Beefeater recently launched Beefeater Winter Edition, the latest brand extension from Pernod Ricard with a party at New York's Lambs Club. Of course, Beefeater London Dry has been around for a long time, and Beefeater entered the super-premium gin market last spring with Beefeater 24 (see my review and report from the launch party). This summer came the limited-edition Beefeater Summer Edition, with elderflower, hibiscus, and blackcurrant botanicals. (I also just got my hands on a bottle of this, so a review will be forthcoming.) And so this newest limited edition has arrived: Beefeater Winter's botanicals highlight cinnamon, nutmeg, Seville orange, and pine.
These are interesting botanicals, and they really do convey a wintry feel to the gin. Normally I think of the white spirits as spring and summer beverages and the brown liquors as being appropriate for cooler climes, but I'm not really sure why I think that way -- after all, a whiskey sour is refreshing on a hot day, and I make my share of gin cocktails during the winter. And, gin's clarity and juniper do make it well-suited for that snow-on-the-evergreens feel. This gin adds the "Christmas spices" of cinnamon and nutmeg, so well-conveyed in Angostura bitters, and the noticeable orange flavors contribute to a winter taste profile as well. I didn't notice the pine right off the bat, or rather I had difficulty distinguishing between the juniper and the pine botanicals. (I'll try some more, and compare it with the regular Beefeater London Dry. The sacrifices we cocktail bloggers make...) But, the pine is there. Master distiller Desmond Payne told me that "the pine is treated in exactly the same way as all the other botanicals, that is: all the botanicals in the Winter recipe, including the pine shoots, are steeped in the gin still for 24 hours with the neutral spirit. On the second day the distillation takes place in the usual way. For London gin no flavors can be added after distillation." (This approach is similar to how Clear Creek makes their wonderful Douglas Fir Eau de Vie -- they macerate just-picked Douglas fir buds in neutral grape brandy before distilling.) Brand Ambassador Nick van Tiel let me sample the gin neat, and it was more appealing than any other gin I'd tasted in this way: its slightly oily, viscous texture and sweet warm notes were quite pleasant. (Most gins, including some of my very favorites, tend to do better when cooled, diluted slightly, or otherwise mixed.)
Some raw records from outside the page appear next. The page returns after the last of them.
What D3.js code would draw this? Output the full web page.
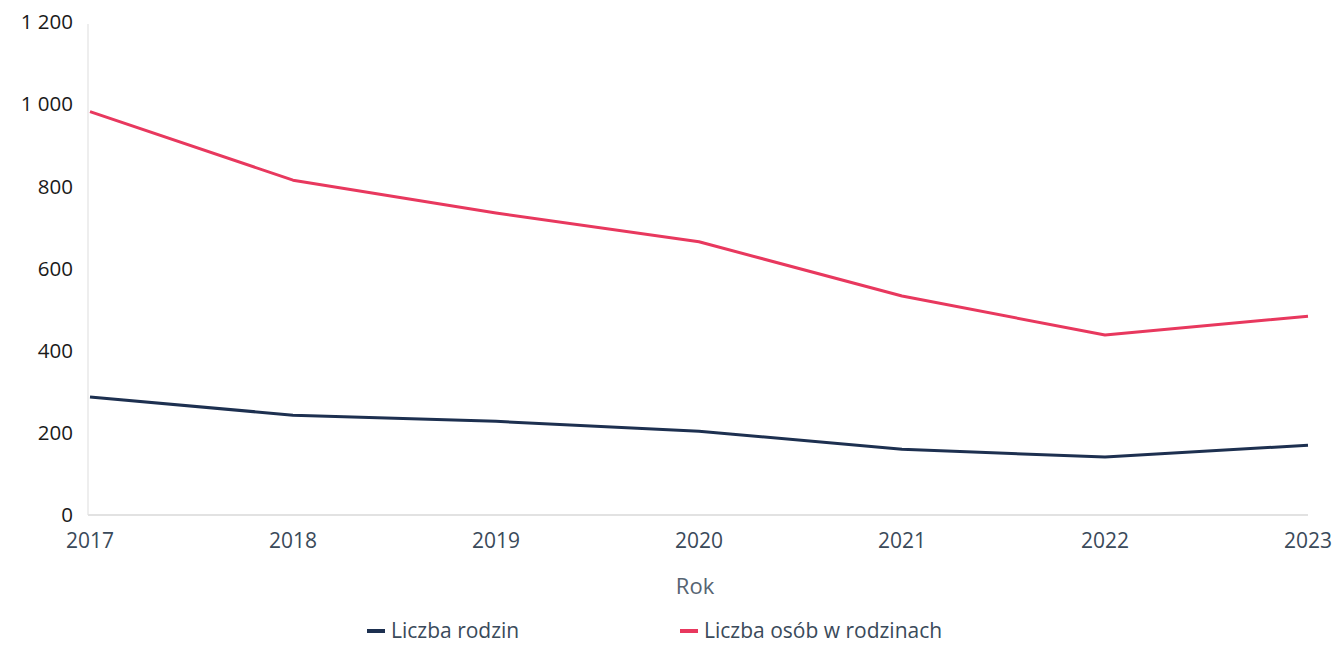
<!DOCTYPE html>
<html>
<head>
<meta charset="utf-8">
<script src="https://cdn.jsdelivr.net/npm/d3@7"></script>
<style>
  body { margin: 0; background: #fff; }
  text { font-family: "Open Sans", "DejaVu Sans", sans-serif; }
</style>
</head>
<body>
<div id="chart"></div>
<script>
// Years on the x axis
const years = [2017, 2018, 2019, 2020, 2021, 2022, 2023];
// Number of families
const families = [287, 243, 228, 204, 160, 141, 170];
// Number of people in families
const persons = [982, 815, 735, 665, 533, 438, 484];
const y_ticks = [0, 200, 400, 600, 800, 1000, 1200];

const width = 1332, height = 645;
const m = { left: 90, right: 1308, top: 22, bottom: 515 };

const svg = d3.select("#chart").append("svg")
    .attr("width", width)
    .attr("height", height);

const x = d3.scalePoint().domain(years).range([m.left, m.right]);
const y = d3.scaleLinear().domain([0, 1200]).range([m.bottom, m.top]);

// light axis lines
svg.append("line")
    .attr("x1", m.left - 2).attr("x2", m.left - 2)
    .attr("y1", m.top + 2).attr("y2", m.bottom)
    .attr("stroke", "#e8e8e8").attr("stroke-width", 1.5);
svg.append("line")
    .attr("x1", m.left - 2).attr("x2", m.right)
    .attr("y1", m.bottom).attr("y2", m.bottom)
    .attr("stroke", "#e2e2e2").attr("stroke-width", 2);

// y tick labels
const fmt = v => v >= 1000 ? d3.format(",")(v).replace(",", " ") : String(v);
svg.selectAll(".ylab")
    .data(y_ticks)
    .join("text")
    .attr("class", "ylab")
    .attr("x", 73)
    .attr("y", d => y(d))
    .attr("dy", "0.35em")
    .attr("text-anchor", "end")
    .attr("font-size", 20.5)
    .attr("fill", "#1a1a1a")
    .text(fmt);

// x tick labels
svg.selectAll(".xlab")
    .data(years)
    .join("text")
    .attr("class", "xlab")
    .attr("x", d => x(d))
    .attr("y", 541)
    .attr("dy", "0.35em")
    .attr("text-anchor", "middle")
    .attr("font-size", 21)
    .attr("fill", "#3a4a5a")
    .text(d => d);

svg.append("text")
    .attr("x", 695).attr("y", 586)
    .attr("dy", "0.35em")
    .attr("text-anchor", "middle")
    .attr("font-size", 22)
    .attr("fill", "#566472")
    .text("Rok");

const line = d3.line().x((d, i) => x(years[i])).y(d => y(d));

const series = [
    { name: "Liczba rodzin", values: families, color: "#1d3050" },
    { name: "Liczba osób w rodzinach", values: persons, color: "#e8385e" }
];

svg.selectAll(".series")
    .data(series)
    .join("path")
    .attr("class", "series")
    .attr("d", d => line(d.values))
    .attr("fill", "none")
    .attr("stroke", d => d.color)
    .attr("stroke-width", 3)
    .attr("stroke-linejoin", "round");

// legend
const legend_x = [367, 680];
const lg = svg.selectAll(".legend")
    .data(series)
    .join("g")
    .attr("class", "legend")
    .attr("transform", (d, i) => `translate(${legend_x[i]},631)`);
lg.append("line")
    .attr("x1", 0).attr("x2", 18)
    .attr("stroke", d => d.color)
    .attr("stroke-width", 4);
lg.append("text")
    .attr("x", 24)
    .attr("dy", "0.35em")
    .attr("font-size", 21)
    .attr("fill", "#3a4a5a")
    .text(d => d.name);
</script>
</body>
</html>
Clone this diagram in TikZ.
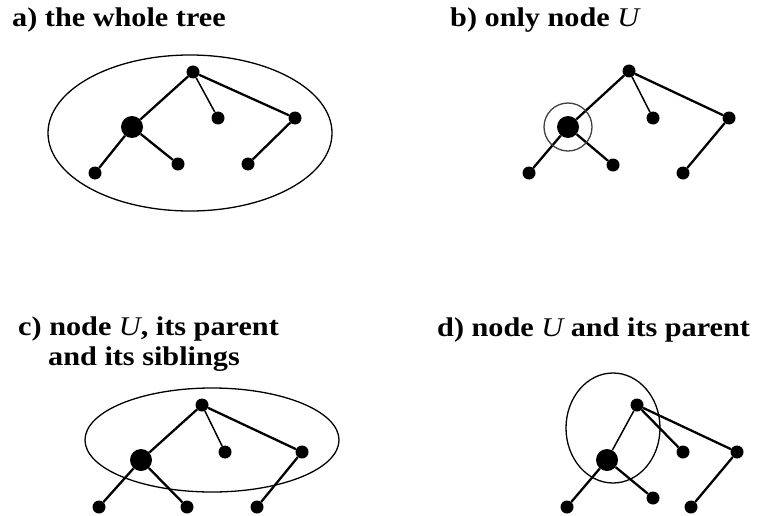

At the party, they had a few different cocktails available. The first was a "Hot Apple Gin" -- basically heated cider with the gin added. I couldn't really taste the gin in this, but it was warming and certainly welcome -- to come in from the very cold outdoors and have this thrust into one's paw upon arrival was a pleasant way to warm up.
They also offered the "New Year In Lambeth": the Beefeater Winter Edition, some Plymouth Sloe Gin, apple juice, lemon juice, simple syrup, and Champagne. This was sweet and went down easily, but I think it had a few too many moving parts for my taste, and there were an awful lot of sweet ingredients. Tasty, though -- I might try to adopt a similar approach, but maybe paring down the sloe gin and ditching the apple juice. (By this point, my notes were getting a little sozzled, or at least I was: my phone's speech-recognition feature records my impressions of this cocktail as "apple gymboree reminiscent of amstel intercom the new year and lambert tube.")
I also tried the "Fashionably Ginger", which I liked the best of the three on offer: Beefeater Winter Edition, of course, with the addition of creme de cacao, Monin gingerbread syrup, and Regans' Orange Bitters. This was the most balanced and was quite refreshing.
However, what I most wanted to try, after tasting the gin neat, was to accentuate the cinnamon-nutmeg botanicals with Angostura bitters in a Pink Gin. (That fusty, redoubtable relic of the British Empire and most specifically the Royal Navy -- no, they didn't drink just rum -- tends to be undrinkable to my palate unless made with Plymouth, which is not a London Dry gin but rather its own unique style.) The resulting Beefeater Winter Pink Gin was staggeringly lovely, balanced, and dangerously smooth and sippable. I think this one is definitely going into the repertoire, for real gin aficionados.
Incidentally, if you want to pick up some of the Beefeater Winter, you'll have to move fast: it's truly limited-edition, with just 300 cases hitting the US (split between New York and San Francisco.) It's also got a relatively low price point of $18.99, which puts it much closer to normal gin pricing than the super-premium market (such as the higher price point enjoyed by Beefeater 24 and Tanqueray Ten, for instance.) It should be available in bars and at your more comprehensive liquor stores.